Because your future isn’t set in stone, your potential is wide open. You have time to change your character, to refine it to pursue your dreams. Those with ambition find themselves motivated by their potential to do great things.

Oprah tells her audience that “There is one thing that reminds a constant in everything – what [Aristotle] called entelechy or one’s essential potential … Entelechy is a vital force that motivates and guides an organism towards self-fulfillment.”

She then uses the example of the “mighty oak tree.” Oak trees start from small acorn seeds and must go through “certain changes and stages of development” in order to reach its full potential as a tree. Despite droughts and storms, heat waves and frost, the tree’s “potential is a constant.” One day, it will become an oak tree.

So if you’ve been beating yourself up lately about not living up to your potential, remind yourself that fully living up to your potential is a difficult – or even impossible – task because of the very nature of potential.
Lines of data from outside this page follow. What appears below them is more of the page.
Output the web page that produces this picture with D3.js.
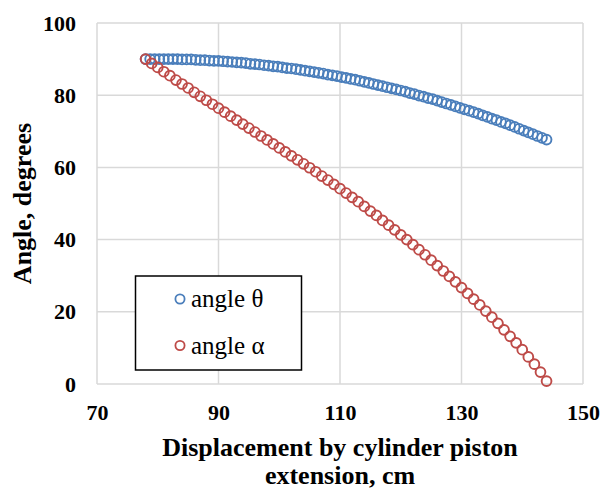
<!DOCTYPE html>
<html>
<head>
<meta charset="utf-8">
<script src="https://cdn.jsdelivr.net/npm/d3@7"></script>
<style>
  html, body { margin: 0; padding: 0; background: #fff; }
  svg { display: block; }
  text { font-family: "Liberation Serif", "Times New Roman", serif; }
</style>
</head>
<body>
<svg id="chart" width="600" height="490"></svg>
<script>
// ---- data ----
const xTicks = [70, 90, 110, 130, 150];
const yTicks = [0, 20, 40, 60, 80, 100];

const seriesNames = ["angle \u03b8", "angle \u03b1"];

// displacement values for angle theta
const thetaX = [78, 78.75, 79.5, 80.25, 81, 81.75, 82.5, 83.25, 84, 84.75, 85.5, 86.25, 87, 87.75, 88.5, 89.25,
  90, 90.75, 91.5, 92.25, 93, 93.75, 94.5, 95.25, 96, 96.75, 97.5, 98.25, 99, 99.75, 100.5, 101.25,
  102, 102.75, 103.5, 104.25, 105, 105.75, 106.5, 107.25, 108, 108.75, 109.5, 110.25, 111, 111.75,
  112.5, 113.25, 114, 114.75, 115.5, 116.25, 117, 117.75, 118.5, 119.25, 120, 120.75, 121.5, 122.25,
  123, 123.75, 124.5, 125.25, 126, 126.75, 127.5, 128.25, 129, 129.75, 130.5, 131.25, 132, 132.75,
  133.5, 134.25, 135, 135.75, 136.5, 137.25, 138, 138.75, 139.5, 140.25, 141, 141.75, 142.5, 143.25, 144];
const thetaY = [90.0, 90.0, 90.0, 90.0, 90.0, 90.0, 90.0, 90.0, 89.9, 89.9, 89.9, 89.8, 89.7, 89.7, 89.6, 89.5,
  89.5, 89.4, 89.3, 89.2, 89.1, 89.0, 88.9, 88.7, 88.6, 88.5, 88.3, 88.2, 88.0, 87.9, 87.7, 87.5,
  87.4, 87.2, 87.0, 86.8, 86.6, 86.4, 86.2, 86.0, 85.7, 85.5, 85.3, 85.0, 84.8, 84.5,
  84.3, 84.0, 83.7, 83.4, 83.1, 82.8, 82.5, 82.2, 81.9, 81.6, 81.3, 81.0, 80.6, 80.3,
  79.9, 79.6, 79.2, 78.9, 78.5, 78.1, 77.7, 77.3, 76.9, 76.5, 76.1, 75.7, 75.3, 74.9,
  74.4, 74.0, 73.5, 73.1, 72.6, 72.2, 71.7, 71.2, 70.7, 70.2, 69.7, 69.2, 68.7, 68.2, 67.7];

// displacement values for angle alpha
const alphaX = [78, 79, 80, 81, 82, 83, 84, 85, 86, 87, 88, 89, 90, 91, 92, 93, 94, 95, 96, 97, 98, 99,
  100, 101, 102, 103, 104, 105, 106, 107, 108, 109, 110, 111, 112, 113, 114, 115, 116, 117, 118, 119,
  120, 121, 122, 123, 124, 125, 126, 127, 128, 129, 130, 131, 132, 133, 134, 135, 136, 137, 138, 139,
  140, 141, 142, 143, 144];
const alphaY = [90.0, 88.8, 87.7, 86.5, 85.4, 84.2, 83.1, 82.0, 80.8, 79.7, 78.6, 77.5, 76.4, 75.3, 74.2, 73.1,
  72.0, 70.9, 69.8, 68.7, 67.6, 66.5, 65.4, 64.3, 63.2, 62.1, 61.0, 59.9, 58.8, 57.6, 56.5, 55.3,
  54.1, 52.9, 51.7, 50.5, 49.2, 47.9, 46.7, 45.3, 44.0, 42.7, 41.3, 40.0, 38.6, 37.2, 35.8, 34.3,
  32.8, 31.3, 29.8, 28.3, 26.7, 25.1, 23.5, 21.9, 20.2, 18.5, 16.8, 15.0, 13.2, 11.4, 9.5, 7.5,
  5.5, 3.3, 0.8];

const colors = ["#4A7EBB", "#BE4B48"];

// ---- layout ----
const W = 600, H = 490;
const margin = { left: 97, right: 17, top: 23, bottom: 106 };
const svg = d3.select("#chart");

const x = d3.scaleLinear().domain([70, 150]).range([margin.left, W - margin.right]);
const y = d3.scaleLinear().domain([0, 100]).range([H - margin.bottom, margin.top]);

// gridlines
const grid = svg.append("g");
grid.selectAll("line.h").data(yTicks).join("line")
  .attr("x1", x(70)).attr("x2", x(150))
  .attr("y1", d => y(d)).attr("y2", d => y(d))
  .attr("stroke", "#d9d9d9").attr("stroke-width", 1.5);
grid.selectAll("line.v").data(xTicks).join("line")
  .attr("y1", y(0)).attr("y2", y(100))
  .attr("x1", d => x(d)).attr("x2", d => x(d))
  .attr("stroke", "#d9d9d9").attr("stroke-width", 1.5);

// axes (labels only)
const yAxis = d3.axisLeft(y).tickValues(yTicks).tickSize(0).tickPadding(21);
const gy = svg.append("g").attr("transform", `translate(${margin.left},0)`).call(yAxis);
gy.select(".domain").remove();
gy.selectAll("text").attr("font-size", 22).attr("font-weight", "bold")
  .attr("font-family", "Liberation Serif").attr("fill", "#000");

const xAxis = d3.axisBottom(x).tickValues(xTicks).tickSize(0).tickPadding(20);
const gx = svg.append("g").attr("transform", `translate(0,${H - margin.bottom})`).call(xAxis);
gx.select(".domain").remove();
gx.selectAll("text").attr("font-size", 22).attr("font-weight", "bold")
  .attr("font-family", "Liberation Serif").attr("fill", "#000");

// axis titles
const cx = (x(70) + x(150)) / 2;
svg.append("text").attr("x", cx).attr("y", 456).attr("text-anchor", "middle")
  .attr("font-size", 26).attr("font-weight", "bold").text("Displacement by cylinder piston");
svg.append("text").attr("x", cx).attr("y", 484).attr("text-anchor", "middle")
  .attr("font-size", 26).attr("font-weight", "bold").text("extension, cm");

const cy = (y(0) + y(100)) / 2;
svg.append("text").attr("transform", `translate(31,${cy}) rotate(-90)`)
  .attr("text-anchor", "middle").attr("font-size", 26).attr("font-weight", "bold")
  .text("Angle, degrees");

// series
const series = [
  { name: seriesNames[0], color: colors[0], pts: thetaX.map((v, i) => [v, thetaY[i]]) },
  { name: seriesNames[1], color: colors[1], pts: alphaX.map((v, i) => [v, alphaY[i]]) }
];
series.forEach(s => {
  svg.append("g").selectAll("circle").data(s.pts).join("circle")
    .attr("cx", d => x(d[0])).attr("cy", d => y(d[1])).attr("r", 4.9)
    .attr("fill", "none").attr("stroke", s.color).attr("stroke-width", 1.9);
});

// legend
const lg = svg.append("g");
lg.append("rect").attr("x", 135.5).attr("y", 276).attr("width", 166).attr("height", 94)
  .attr("fill", "#fff").attr("stroke", "#000").attr("stroke-width", 1.5);
series.forEach((s, i) => {
  const yy = 299 + i * 46.5;
  lg.append("circle").attr("cx", 180).attr("cy", yy).attr("r", 4.6)
    .attr("fill", "none").attr("stroke", s.color).attr("stroke-width", 1.8);
  lg.append("text").attr("x", 191).attr("y", yy + 8).attr("font-size", 25)
    .attr("fill", "#000").text(s.name);
});
</script>
</body>
</html>
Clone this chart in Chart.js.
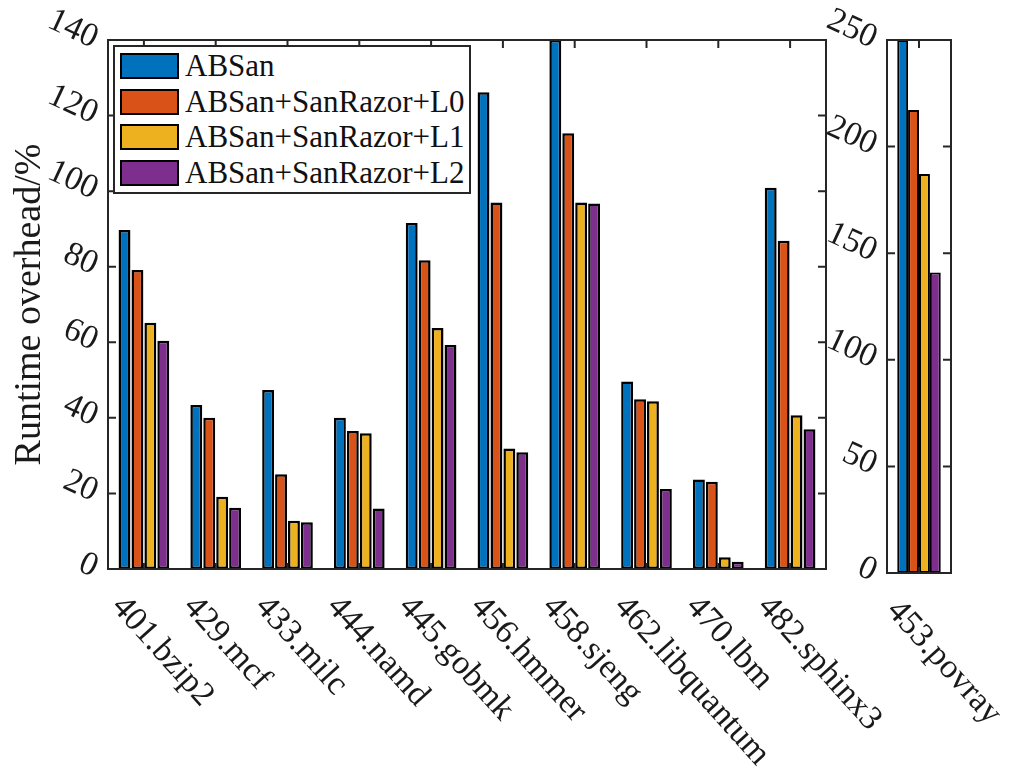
<!DOCTYPE html>
<html lang="en">
<head>
    <meta charset="UTF-8">
    <title>Runtime overhead</title>
    <style>
        body {
            margin: 0;
            background: #fff;
            font-family: "Liberation Serif", "Times New Roman", serif;
        }
        #wrap {
            position: relative;
            width: 1010px;
            height: 772px;
            overflow: hidden;
        }
        #wrap canvas {
            position: absolute;
            top: 0;
        }
        #legend {
            position: absolute;
            left: 113px;
            top: 45px;
            width: 358px;
            height: 149px;
            box-sizing: border-box;
            border: 2px solid #262626;
            background: #fff;
            padding: 1px 0 0 5px;
        }
        .row {
            display: flex;
            align-items: center;
            height: 35.7px;
            font-size: 31px;
            color: #111;
            white-space: nowrap;
        }
        .sw {
            width: 59px;
            height: 26px;
            box-sizing: border-box;
            border: 2px solid #000;
            margin-right: 6px;
        }
    </style>
    <script src="https://cdn.jsdelivr.net/npm/chart.js"></script>
</head>
<body>
<div id="wrap">
    <canvas id="mainChart" width="1010" height="772" style="left:0"></canvas>
    <canvas id="povChart" width="190" height="772" style="left:820px"></canvas>
    <div id="legend"></div>
</div>
<script>
    // benchmark names
    const categories = ['401.bzip2', '429.mcf', '433.milc', '444.namd', '445.gobmk',
                        '456.hmmer', '458.sjeng', '462.libquantum', '470.lbm', '482.sphinx3'];
    const sideCategories = ['453.povray'];

    const seriesNames = ['ABSan', 'ABSan+SanRazor+L0', 'ABSan+SanRazor+L1', 'ABSan+SanRazor+L2'];
    const seriesColors = ['#0072BD', '#D95319', '#EDB120', '#7E2F8E'];

    // runtime overhead (%) - left axis
    const absan = [89.7, 43.4, 47.4, 40.0, 91.6, 126.2, 140, 49.6, 23.7, 100.9];
    const absanL0 = [79.1, 40.0, 25.1, 36.5, 81.7, 97.0, 115.3, 44.9, 23.1, 86.9];
    const absanL1 = [65.2, 19.1, 12.8, 35.9, 63.8, 31.9, 97.0, 44.4, 3.1, 40.7];
    const absanL2 = [60.4, 16.2, 12.4, 16.0, 59.3, 30.9, 96.7, 21.2, 1.9, 37.0];

    // 453.povray on its own axis
    const povAbsan = [250];
    const povL0 = [217.2];
    const povL1 = [187.1];
    const povL2 = [140.9];

    const TEXT = '#1a1a1a';
    const AXIS = '#262626';
    const FONT = '"Liberation Serif", "Times New Roman", serif';

    // box around the axes, inward ticks, slanted category labels
    const frame = {
        id: 'frame',
        afterDatasetsDraw(chart) {
            const { ctx, chartArea: a, scales: { x, y } } = chart;
            ctx.save();
            ctx.strokeStyle = AXIS;
            ctx.lineWidth = 2;
            ctx.strokeRect(a.left, a.top, a.right - a.left, a.bottom - a.top);
            ctx.beginPath();
            y.ticks.forEach(t => {
                if (t.value <= y.min || t.value >= y.max) return;
                const py = y.getPixelForValue(t.value);
                ctx.moveTo(a.left, py); ctx.lineTo(a.left + 8, py);
                ctx.moveTo(a.right, py); ctx.lineTo(a.right - 8, py);
            });
            chart.data.labels.forEach((_, i) => {
                const px = x.getPixelForTick(i);
                ctx.moveTo(px, a.top); ctx.lineTo(px, a.top + 8);
                ctx.moveTo(px, a.bottom); ctx.lineTo(px, a.bottom - 6);
            });
            ctx.stroke();

            ctx.fillStyle = TEXT;
            ctx.font = '34px ' + FONT;
            ctx.textAlign = 'left';
            ctx.textBaseline = 'top';
            chart.data.labels.forEach((lab, i) => {
                ctx.save();
                ctx.translate(x.getPixelForTick(i) - 14, a.bottom + 21);
                ctx.rotate(48 * Math.PI / 180);
                ctx.fillText(lab, 0, 0);
                ctx.restore();
            });
            ctx.restore();
        }
    };

    function makeSets(arrs, barPct, catPct, bw) {
        return arrs.map((d, i) => ({
            label: seriesNames[i],
            data: d,
            backgroundColor: seriesColors[i],
            borderColor: '#000',
            borderWidth: bw,
            borderSkipped: false,
            barPercentage: barPct,
            categoryPercentage: catPct
        }));
    }

    function yAxis(max, step, width, title) {
        return {
            min: 0,
            max: max,
            grid: { display: false, drawTicks: false },
            border: { display: false },
            ticks: {
                stepSize: step,
                autoSkip: false,
                minRotation: -25,
                maxRotation: -25,
                padding: 12,
                color: TEXT,
                font: { family: FONT, size: 34 }
            },
            title: title ? {
                display: true,
                text: title,
                color: TEXT,
                font: { family: FONT, size: 38 },
                padding: { top: 7, bottom: 0 }
            } : { display: false },
            afterFit(scale) { scale.width = width; }
        };
    }

    function xAxis(height) {
        return {
            grid: { display: false },
            border: { display: false },
            ticks: { display: false },
            afterFit(scale) { scale.height = height; }
        };
    }

    const common = {
        responsive: false,
        animation: false,
        plugins: { legend: { display: false }, tooltip: { enabled: false } }
    };

    new Chart(document.getElementById('mainChart'), {
        type: 'bar',
        data: { labels: categories, datasets: makeSets([absan, absanL0, absanL1, absanL2], 0.92, 0.72, 2.5) },
        options: {
            ...common,
            layout: { padding: { top: 40, right: 184, bottom: 0, left: 0 } },
            scales: {
                x: xAxis(203),
                y: yAxis(140, 20, 108, 'Runtime overhead/%')
            }
        },
        plugins: [frame]
    });

    new Chart(document.getElementById('povChart'), {
        type: 'bar',
        data: { labels: sideCategories, datasets: makeSets([povAbsan, povL0, povL1, povL2], 1, 0.68, 2) },
        options: {
            ...common,
            layout: { padding: { top: 40, right: 59, bottom: 0, left: 0 } },
            scales: {
                x: xAxis(199),
                y: yAxis(250, 50, 67, null)
            }
        },
        plugins: [frame]
    });

    // legend
    const legend = document.getElementById('legend');
    seriesNames.forEach((name, i) => {
        const row = document.createElement('div');
        row.className = 'row';
        const sw = document.createElement('span');
        sw.className = 'sw';
        sw.style.background = seriesColors[i];
        const txt = document.createElement('span');
        txt.textContent = name;
        row.appendChild(sw);
        row.appendChild(txt);
        legend.appendChild(row);
    });
</script>
</body>
</html>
Potential is infinite; no one will ever reach a point in his or her life when improvements cannot be made, when values cannot shift, when nothing can be created.  So instead of worrying that you haven’t lived up to your potential yet, focus on what you’ve already accomplished and how much more you can do.

When you feel like you have hit a major roadblock in your plans, try to think positively about the situation. Use your adversity to grow into the strongest version of yourself. Oprah points out, “You know that break up you endured? You can choose to lovingly rename the experience, ‘The break up that led to the breakdown that led to the breakthrough!'”

The saying “mind over matter” has never been more true. To reach your potential, you need to start visualizing where you want to be and what kind of attitude it will take to get there.

Remind yourself that you don’t need to prove yourself to anybody. Instead, surround yourself with support as you endlessly climb up the ladder. Having people to support you will also keep you motivated and happy when things get hard. As Huffington Post says, “We all need to be addressed with tenderness; the kind that acknowledges our human connection … Connecting with other people from the heart is a daily practice, and is, along with laughter, a mighty powerful anti-depressant.”

Lastly, continue to reshape your personal idea of “potential.” Once you reach your first goal, why should you stop there? Envision a new potential for yourself; one where you’re comfortable with the progress you’ve made while also remaining motivated and optimistic about the future.

When you start to work this way, with the mindset that it’s no longer life or death if you meet that deadline or ace that meeting, you’ll realize you produce better work. One woman, Penelope Trunk, discovered this for herself just a few years ago. She used to spend her time thinking about all the things she should have done. But then, she realized that “should is a dangerous word.”

Trunk writes, “There is no should … There is just doing your life. You can’t do someone else’s life. If we know our goal, and we know our life, and we are working toward it, then we never talk about our shoulds.”